Thoughts On… January
Posted by slipintoserendipity
It’s been a roller coaster of a week; fright, anxiety, excitement, wonder, and even a little compassion have all been wrapped up around each other like a ball of yarn and it’s only Wednesday. For the past week, I’ve been going through the post holiday anxiety, you know, facing a long winter with next to no breaks in sight until summer. It happens every year, you can’t help but to slip into worrying about the future, how you’re living your life, and all the things you wish to change about yourself. This year I also have to decide which college I would like to attend, and make choices that will affect the rest of my life. Its inevitable that throughout this process you start to feel isolated in your own head, and mental isolation leads to a feeling of physical isolation too. I have found myself in a much more mellow mood doing a lot of thinking on my own, questioning theories I have come up with over the past year, and reconsidering what is important. By this evening I had done several full cycles through all of my emotions and upon arriving at work, I was leaning towards hopeless. Light has a funny way of creeping up when it is most missed though and my two favorite colleagues were on shift tonight, and I ended the night feeling more genuinely close to these two girls than I have with anyone in a long time. We shared dinner after the Texas Roadhouse closed and we talked for nearly an hour and half about all of our lives, the ambitions and the failings.

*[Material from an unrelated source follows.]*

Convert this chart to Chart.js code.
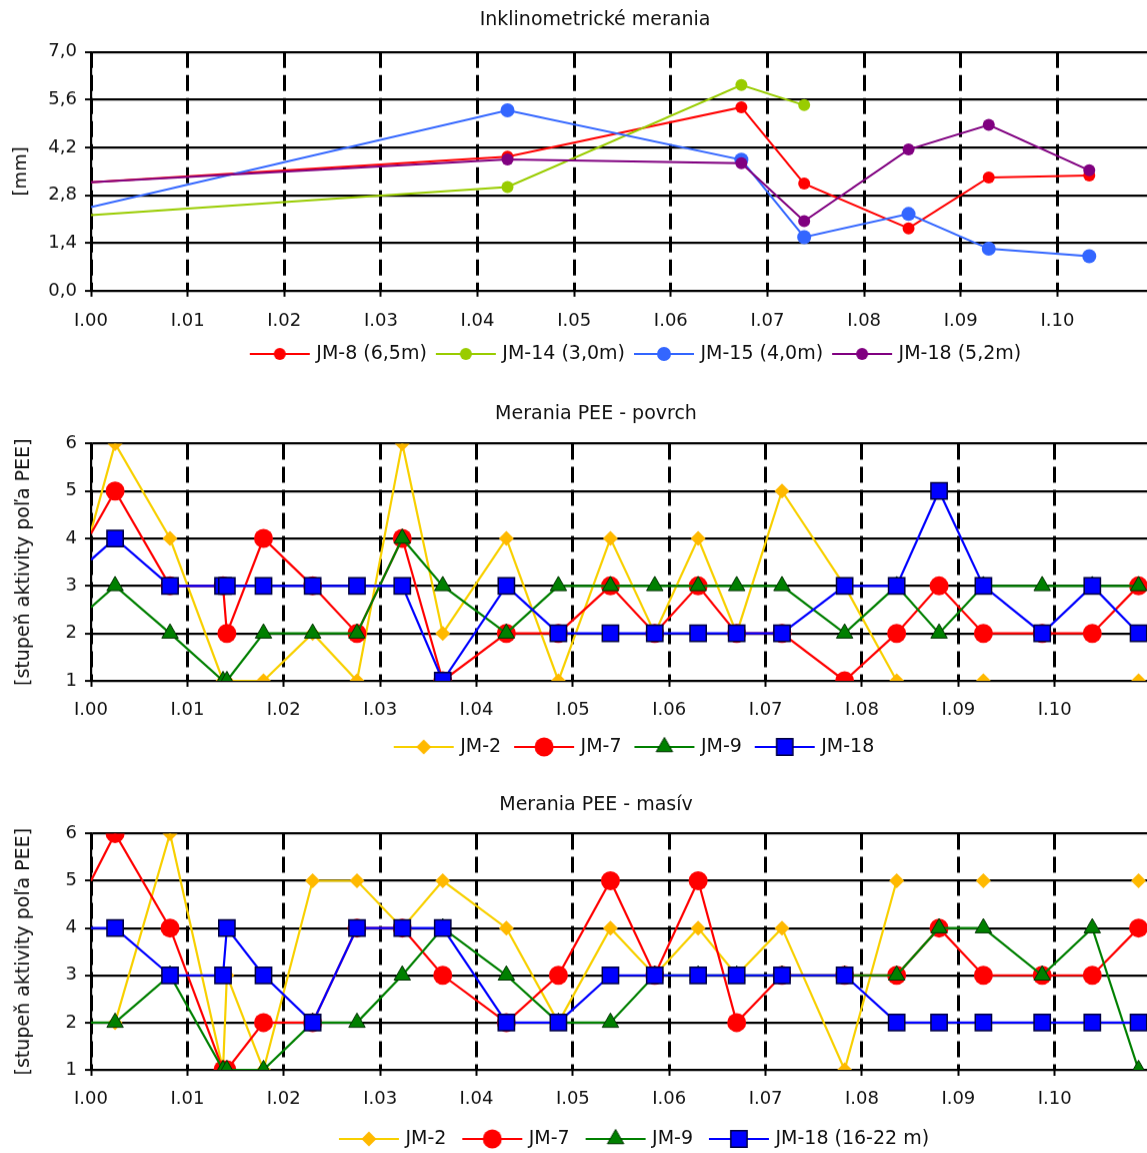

These two people are probably considered to be just out of my “age range” for friends, but at the end of the night I was feeling more confident and hopeful about my future than I have in a long time. It just goes to show that even the most unlikely people can become the closest of friends, even the most worthless of days can hold an indefinite measure of meaning. There is a lot of uncertainty on the road ahead for you all and for me, but one thing is for certain and that is that no matter where you are there in life there will always be a friend looking to reach out, you just have to know where to look. This January, I look forward to seeing my friends Jess and Amelia at work and hopefully in other aspects of my life too.